**Problem details:** Reproduce, character for character, the lines below from the first through the one with "decay_line_y = [0.00728, 0.00760]". Leave pictures out.

**Extracted data:**

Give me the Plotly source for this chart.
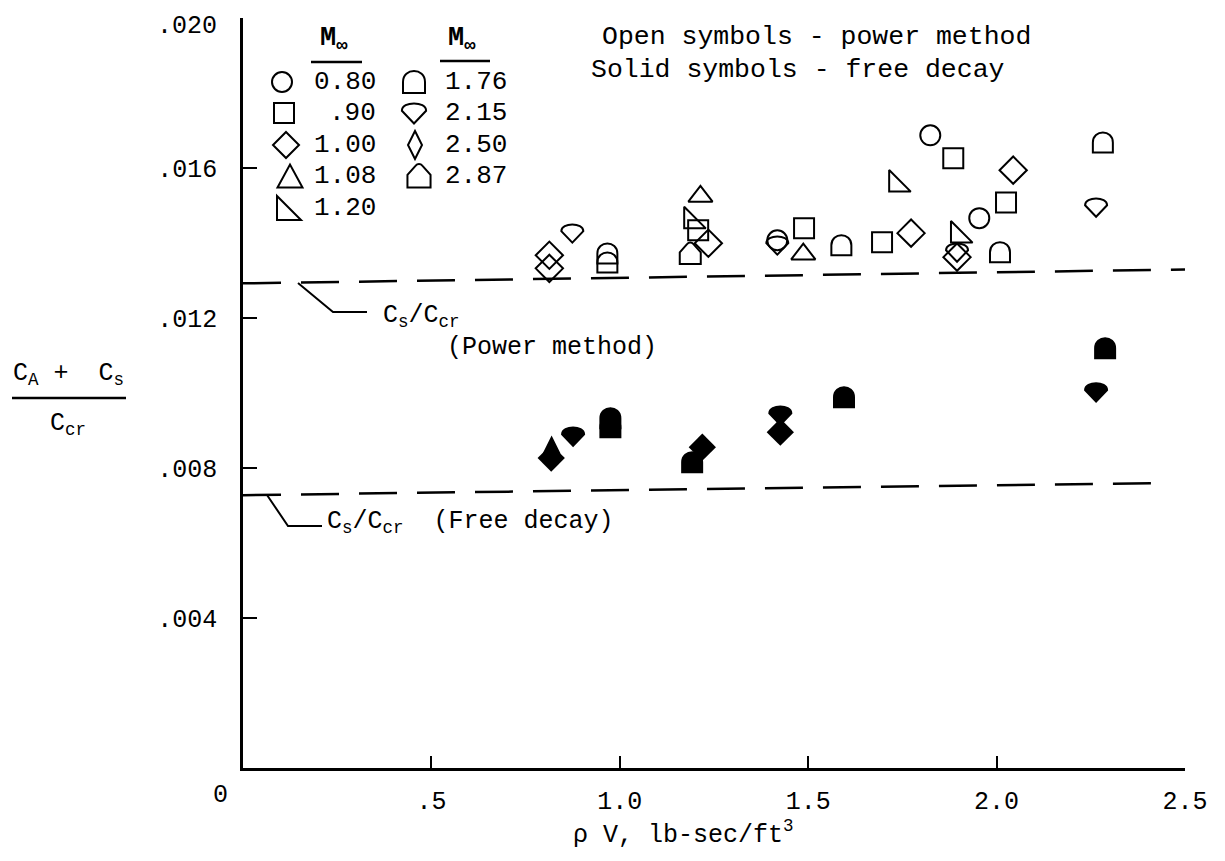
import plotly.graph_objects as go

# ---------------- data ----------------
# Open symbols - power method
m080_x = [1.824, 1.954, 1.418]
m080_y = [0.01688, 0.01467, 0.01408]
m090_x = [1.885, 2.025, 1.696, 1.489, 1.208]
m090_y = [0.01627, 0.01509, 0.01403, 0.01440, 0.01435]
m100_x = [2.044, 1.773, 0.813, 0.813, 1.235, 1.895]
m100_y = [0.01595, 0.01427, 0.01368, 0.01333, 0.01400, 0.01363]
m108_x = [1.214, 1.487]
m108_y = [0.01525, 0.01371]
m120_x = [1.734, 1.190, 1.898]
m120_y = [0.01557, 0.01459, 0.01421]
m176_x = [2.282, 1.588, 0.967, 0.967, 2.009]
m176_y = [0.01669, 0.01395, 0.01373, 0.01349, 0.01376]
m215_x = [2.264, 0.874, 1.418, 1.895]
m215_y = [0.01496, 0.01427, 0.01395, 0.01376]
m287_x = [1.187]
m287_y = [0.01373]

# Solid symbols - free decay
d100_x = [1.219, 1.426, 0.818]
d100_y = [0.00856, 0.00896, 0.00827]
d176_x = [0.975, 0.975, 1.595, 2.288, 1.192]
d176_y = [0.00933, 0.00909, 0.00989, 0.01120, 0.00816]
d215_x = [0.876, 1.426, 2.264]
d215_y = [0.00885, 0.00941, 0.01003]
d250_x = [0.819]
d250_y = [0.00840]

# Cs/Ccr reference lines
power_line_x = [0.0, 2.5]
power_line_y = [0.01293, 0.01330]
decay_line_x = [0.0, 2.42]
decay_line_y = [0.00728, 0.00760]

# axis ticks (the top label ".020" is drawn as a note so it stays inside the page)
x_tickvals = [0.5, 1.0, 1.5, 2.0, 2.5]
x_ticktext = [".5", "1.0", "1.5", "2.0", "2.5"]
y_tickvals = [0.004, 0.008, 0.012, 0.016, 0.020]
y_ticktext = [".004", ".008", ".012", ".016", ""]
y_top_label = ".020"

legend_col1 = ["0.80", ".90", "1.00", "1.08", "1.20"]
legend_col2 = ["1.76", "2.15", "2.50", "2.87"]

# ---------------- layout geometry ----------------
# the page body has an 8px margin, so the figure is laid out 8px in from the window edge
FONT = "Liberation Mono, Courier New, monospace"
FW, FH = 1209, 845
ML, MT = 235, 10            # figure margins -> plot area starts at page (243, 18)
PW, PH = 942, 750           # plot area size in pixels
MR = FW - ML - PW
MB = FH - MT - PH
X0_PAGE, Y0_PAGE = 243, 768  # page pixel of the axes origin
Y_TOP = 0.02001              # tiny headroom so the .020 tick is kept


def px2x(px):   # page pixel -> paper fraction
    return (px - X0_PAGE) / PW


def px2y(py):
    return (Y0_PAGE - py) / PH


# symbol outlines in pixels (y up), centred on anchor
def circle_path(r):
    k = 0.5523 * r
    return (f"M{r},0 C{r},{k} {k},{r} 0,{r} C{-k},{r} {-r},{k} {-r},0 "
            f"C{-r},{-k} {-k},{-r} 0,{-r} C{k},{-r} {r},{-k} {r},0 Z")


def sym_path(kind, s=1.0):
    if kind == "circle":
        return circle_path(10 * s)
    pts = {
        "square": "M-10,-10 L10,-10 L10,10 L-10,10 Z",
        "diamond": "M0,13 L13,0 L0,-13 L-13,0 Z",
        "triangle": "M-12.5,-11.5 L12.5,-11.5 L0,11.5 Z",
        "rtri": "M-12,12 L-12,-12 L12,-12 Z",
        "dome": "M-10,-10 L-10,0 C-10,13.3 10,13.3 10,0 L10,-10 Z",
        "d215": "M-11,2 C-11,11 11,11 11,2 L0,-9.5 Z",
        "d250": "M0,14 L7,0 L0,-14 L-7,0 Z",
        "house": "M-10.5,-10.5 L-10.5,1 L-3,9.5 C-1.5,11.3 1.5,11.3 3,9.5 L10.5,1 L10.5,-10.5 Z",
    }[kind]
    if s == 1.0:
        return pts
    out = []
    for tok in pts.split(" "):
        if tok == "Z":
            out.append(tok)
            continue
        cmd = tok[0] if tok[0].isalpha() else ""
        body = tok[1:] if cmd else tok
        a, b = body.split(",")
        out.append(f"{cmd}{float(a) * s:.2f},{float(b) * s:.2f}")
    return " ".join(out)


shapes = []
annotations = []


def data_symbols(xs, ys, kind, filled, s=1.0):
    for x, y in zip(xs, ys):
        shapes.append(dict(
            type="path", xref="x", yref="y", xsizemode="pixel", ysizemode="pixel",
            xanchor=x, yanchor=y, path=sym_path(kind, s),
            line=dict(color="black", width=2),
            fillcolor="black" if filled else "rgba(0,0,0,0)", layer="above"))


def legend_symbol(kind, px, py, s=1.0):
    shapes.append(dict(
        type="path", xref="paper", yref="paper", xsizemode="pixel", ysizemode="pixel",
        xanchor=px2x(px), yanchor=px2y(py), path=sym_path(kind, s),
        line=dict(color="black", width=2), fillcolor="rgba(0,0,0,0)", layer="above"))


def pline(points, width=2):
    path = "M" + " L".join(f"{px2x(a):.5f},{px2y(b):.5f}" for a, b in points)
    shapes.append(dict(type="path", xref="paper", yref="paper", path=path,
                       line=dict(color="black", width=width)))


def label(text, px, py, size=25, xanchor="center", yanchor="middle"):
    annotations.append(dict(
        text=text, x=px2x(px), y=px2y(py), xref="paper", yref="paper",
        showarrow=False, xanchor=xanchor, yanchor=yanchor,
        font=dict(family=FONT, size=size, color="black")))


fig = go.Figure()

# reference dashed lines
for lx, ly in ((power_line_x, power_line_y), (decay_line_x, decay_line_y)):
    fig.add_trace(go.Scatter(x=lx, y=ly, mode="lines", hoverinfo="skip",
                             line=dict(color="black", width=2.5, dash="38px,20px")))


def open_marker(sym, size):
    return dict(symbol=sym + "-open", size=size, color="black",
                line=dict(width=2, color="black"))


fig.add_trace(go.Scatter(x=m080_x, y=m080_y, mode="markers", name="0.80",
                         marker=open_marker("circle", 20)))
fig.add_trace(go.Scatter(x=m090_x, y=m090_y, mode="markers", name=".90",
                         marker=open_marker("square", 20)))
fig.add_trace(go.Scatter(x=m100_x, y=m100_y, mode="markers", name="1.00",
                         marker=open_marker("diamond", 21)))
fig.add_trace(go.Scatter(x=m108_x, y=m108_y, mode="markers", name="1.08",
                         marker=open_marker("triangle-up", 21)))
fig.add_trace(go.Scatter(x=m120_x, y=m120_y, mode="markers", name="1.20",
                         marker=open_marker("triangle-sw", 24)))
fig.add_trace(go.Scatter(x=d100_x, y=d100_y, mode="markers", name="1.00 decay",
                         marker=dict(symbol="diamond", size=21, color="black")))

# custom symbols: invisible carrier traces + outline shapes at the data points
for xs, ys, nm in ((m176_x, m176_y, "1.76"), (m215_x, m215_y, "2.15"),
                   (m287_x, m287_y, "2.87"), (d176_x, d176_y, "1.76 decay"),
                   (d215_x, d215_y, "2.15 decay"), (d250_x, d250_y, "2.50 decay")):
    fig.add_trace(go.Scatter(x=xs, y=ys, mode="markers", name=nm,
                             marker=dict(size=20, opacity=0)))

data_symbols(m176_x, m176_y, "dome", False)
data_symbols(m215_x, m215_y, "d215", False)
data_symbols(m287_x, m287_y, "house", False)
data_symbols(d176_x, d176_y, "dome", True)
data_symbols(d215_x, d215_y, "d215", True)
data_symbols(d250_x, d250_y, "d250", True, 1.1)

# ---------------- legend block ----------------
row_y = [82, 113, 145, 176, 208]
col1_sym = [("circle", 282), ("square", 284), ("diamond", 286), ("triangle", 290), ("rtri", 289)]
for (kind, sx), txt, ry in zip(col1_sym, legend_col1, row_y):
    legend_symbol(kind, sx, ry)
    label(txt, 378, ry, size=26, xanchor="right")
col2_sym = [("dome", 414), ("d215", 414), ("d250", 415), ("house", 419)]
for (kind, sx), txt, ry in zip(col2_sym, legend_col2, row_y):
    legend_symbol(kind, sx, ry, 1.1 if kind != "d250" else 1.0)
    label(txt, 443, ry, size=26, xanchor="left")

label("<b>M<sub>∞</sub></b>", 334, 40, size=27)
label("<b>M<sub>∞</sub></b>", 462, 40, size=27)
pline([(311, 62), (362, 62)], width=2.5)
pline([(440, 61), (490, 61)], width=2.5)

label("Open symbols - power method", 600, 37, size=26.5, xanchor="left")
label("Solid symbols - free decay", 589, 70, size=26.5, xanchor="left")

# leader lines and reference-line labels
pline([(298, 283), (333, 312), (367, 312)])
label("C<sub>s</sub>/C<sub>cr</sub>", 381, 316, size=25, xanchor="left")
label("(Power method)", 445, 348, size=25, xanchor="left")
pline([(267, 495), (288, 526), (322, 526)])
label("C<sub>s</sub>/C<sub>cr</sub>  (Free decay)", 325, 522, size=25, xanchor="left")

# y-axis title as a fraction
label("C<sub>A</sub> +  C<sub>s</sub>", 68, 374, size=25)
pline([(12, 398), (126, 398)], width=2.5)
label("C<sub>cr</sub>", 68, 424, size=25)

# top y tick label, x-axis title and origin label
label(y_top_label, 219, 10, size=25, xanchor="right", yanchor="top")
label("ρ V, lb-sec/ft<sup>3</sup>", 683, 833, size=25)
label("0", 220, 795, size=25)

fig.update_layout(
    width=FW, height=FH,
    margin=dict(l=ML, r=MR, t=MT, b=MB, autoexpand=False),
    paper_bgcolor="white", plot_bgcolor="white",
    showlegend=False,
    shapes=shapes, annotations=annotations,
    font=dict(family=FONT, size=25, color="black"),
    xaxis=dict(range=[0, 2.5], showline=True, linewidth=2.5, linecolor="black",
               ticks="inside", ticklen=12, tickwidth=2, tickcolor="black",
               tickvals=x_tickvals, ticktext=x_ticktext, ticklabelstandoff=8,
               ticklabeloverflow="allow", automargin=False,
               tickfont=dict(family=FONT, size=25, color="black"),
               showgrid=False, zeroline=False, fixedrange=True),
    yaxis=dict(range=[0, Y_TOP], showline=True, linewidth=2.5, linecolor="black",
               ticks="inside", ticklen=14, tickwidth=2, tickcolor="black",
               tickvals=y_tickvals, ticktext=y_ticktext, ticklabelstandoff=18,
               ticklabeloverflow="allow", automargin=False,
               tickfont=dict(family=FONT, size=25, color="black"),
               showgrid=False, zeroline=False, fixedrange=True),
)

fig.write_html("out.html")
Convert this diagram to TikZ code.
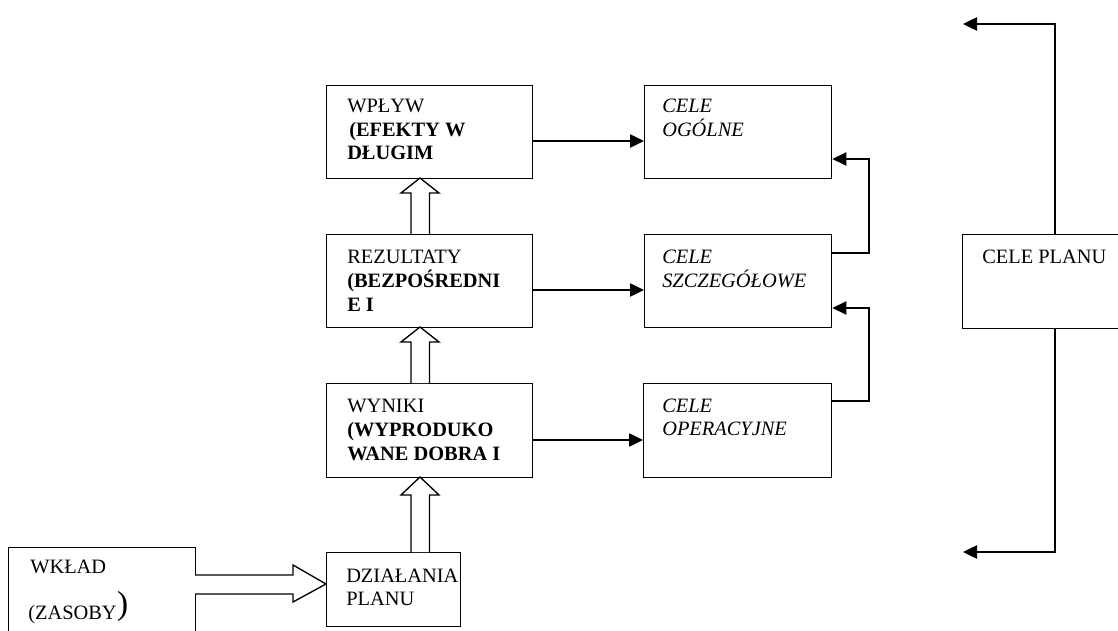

**Final result:**
Give me the Plotly source for this chart.
import plotly.graph_objects as go

# ---------------- data ----------------
# Open symbols - power method
m080_x = [1.824, 1.954, 1.418]
m080_y = [0.01688, 0.01467, 0.01408]
m090_x = [1.885, 2.025, 1.696, 1.489, 1.208]
m090_y = [0.01627, 0.01509, 0.01403, 0.01440, 0.01435]
m100_x = [2.044, 1.773, 0.813, 0.813, 1.235, 1.895]
m100_y = [0.01595, 0.01427, 0.01368, 0.01333, 0.01400, 0.01363]
m108_x = [1.214, 1.487]
m108_y = [0.01525, 0.01371]
m120_x = [1.734, 1.190, 1.898]
m120_y = [0.01557, 0.01459, 0.01421]
m176_x = [2.282, 1.588, 0.967, 0.967, 2.009]
m176_y = [0.01669, 0.01395, 0.01373, 0.01349, 0.01376]
m215_x = [2.264, 0.874, 1.418, 1.895]
m215_y = [0.01496, 0.01427, 0.01395, 0.01376]
m287_x = [1.187]
m287_y = [0.01373]

# Solid symbols - free decay
d100_x = [1.219, 1.426, 0.818]
d100_y = [0.00856, 0.00896, 0.00827]
d176_x = [0.975, 0.975, 1.595, 2.288, 1.192]
d176_y = [0.00933, 0.00909, 0.00989, 0.01120, 0.00816]
d215_x = [0.876, 1.426, 2.264]
d215_y = [0.00885, 0.00941, 0.01003]
d250_x = [0.819]
d250_y = [0.00840]

# Cs/Ccr reference lines
power_line_x = [0.0, 2.5]
power_line_y = [0.01293, 0.01330]
decay_line_x = [0.0, 2.42]
decay_line_y = [0.00728, 0.00760]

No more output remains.